→ **WRITTEN TASK**
Restate the data exactly as given and keep the pictures out.

--- Begin PROVIDED MATERIAL ---

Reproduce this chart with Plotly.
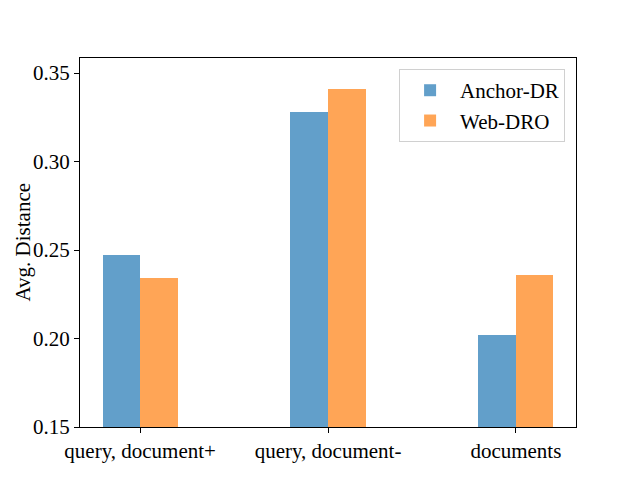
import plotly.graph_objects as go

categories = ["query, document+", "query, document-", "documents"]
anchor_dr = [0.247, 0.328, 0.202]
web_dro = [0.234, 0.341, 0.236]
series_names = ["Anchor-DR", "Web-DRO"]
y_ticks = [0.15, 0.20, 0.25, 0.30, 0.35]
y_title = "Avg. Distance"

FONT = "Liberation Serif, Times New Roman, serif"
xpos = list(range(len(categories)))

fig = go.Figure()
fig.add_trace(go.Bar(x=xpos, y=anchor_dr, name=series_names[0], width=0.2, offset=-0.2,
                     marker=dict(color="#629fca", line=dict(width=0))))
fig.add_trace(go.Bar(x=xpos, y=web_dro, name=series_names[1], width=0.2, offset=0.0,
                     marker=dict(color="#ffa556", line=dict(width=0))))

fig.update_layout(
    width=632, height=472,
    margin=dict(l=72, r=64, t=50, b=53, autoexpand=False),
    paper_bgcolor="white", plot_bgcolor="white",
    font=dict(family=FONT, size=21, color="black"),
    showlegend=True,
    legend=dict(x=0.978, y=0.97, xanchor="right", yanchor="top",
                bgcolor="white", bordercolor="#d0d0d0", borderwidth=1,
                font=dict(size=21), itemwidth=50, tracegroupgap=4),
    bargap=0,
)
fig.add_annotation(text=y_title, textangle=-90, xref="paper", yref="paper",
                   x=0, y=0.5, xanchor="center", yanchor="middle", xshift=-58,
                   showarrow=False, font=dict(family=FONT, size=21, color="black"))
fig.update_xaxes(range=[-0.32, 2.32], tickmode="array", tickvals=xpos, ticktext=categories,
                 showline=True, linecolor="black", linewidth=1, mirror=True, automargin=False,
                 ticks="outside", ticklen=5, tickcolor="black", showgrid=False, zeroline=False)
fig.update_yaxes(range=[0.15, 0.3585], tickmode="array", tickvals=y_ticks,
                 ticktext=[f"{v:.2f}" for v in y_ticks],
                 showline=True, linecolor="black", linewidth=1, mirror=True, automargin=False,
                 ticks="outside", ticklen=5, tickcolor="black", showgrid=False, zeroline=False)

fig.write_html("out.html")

--- End PROVIDED MATERIAL ---

→ **REPLY**
Reproduce this chart with Plotly.
import plotly.graph_objects as go

categories = ["query, document+", "query, document-", "documents"]
anchor_dr = [0.247, 0.328, 0.202]
web_dro = [0.234, 0.341, 0.236]
series_names = ["Anchor-DR", "Web-DRO"]
y_ticks = [0.15, 0.20, 0.25, 0.30, 0.35]
y_title = "Avg. Distance"

FONT = "Liberation Serif, Times New Roman, serif"
xpos = list(range(len(categories)))

fig = go.Figure()
fig.add_trace(go.Bar(x=xpos, y=anchor_dr, name=series_names[0], width=0.2, offset=-0.2,
                     marker=dict(color="#629fca", line=dict(width=0))))
fig.add_trace(go.Bar(x=xpos, y=web_dro, name=series_names[1], width=0.2, offset=0.0,
                     marker=dict(color="#ffa556", line=dict(width=0))))

fig.update_layout(
    width=632, height=472,
    margin=dict(l=72, r=64, t=50, b=53, autoexpand=False),
    paper_bgcolor="white", plot_bgcolor="white",
    font=dict(family=FONT, size=21, color="black"),
    showlegend=True,
    legend=dict(x=0.978, y=0.97, xanchor="right", yanchor="top",
                bgcolor="white", bordercolor="#d0d0d0", borderwidth=1,
                font=dict(size=21), itemwidth=50, tracegroupgap=4),
    bargap=0,
)
fig.add_annotation(text=y_title, textangle=-90, xref="paper", yref="paper",
                   x=0, y=0.5, xanchor="center", yanchor="middle", xshift=-58,
                   showarrow=False, font=dict(family=FONT, size=21, color="black"))
fig.update_xaxes(range=[-0.32, 2.32], tickmode="array", tickvals=xpos, ticktext=categories,
                 showline=True, linecolor="black", linewidth=1, mirror=True, automargin=False,
                 ticks="outside", ticklen=5, tickcolor="black", showgrid=False, zeroline=False)
fig.update_yaxes(range=[0.15, 0.3585], tickmode="array", tickvals=y_ticks,
                 ticktext=[f"{v:.2f}" for v in y_ticks],
                 showline=True, linecolor="black", linewidth=1, mirror=True, automargin=False,
                 ticks="outside", ticklen=5, tickcolor="black", showgrid=False, zeroline=False)

fig.write_html("out.html")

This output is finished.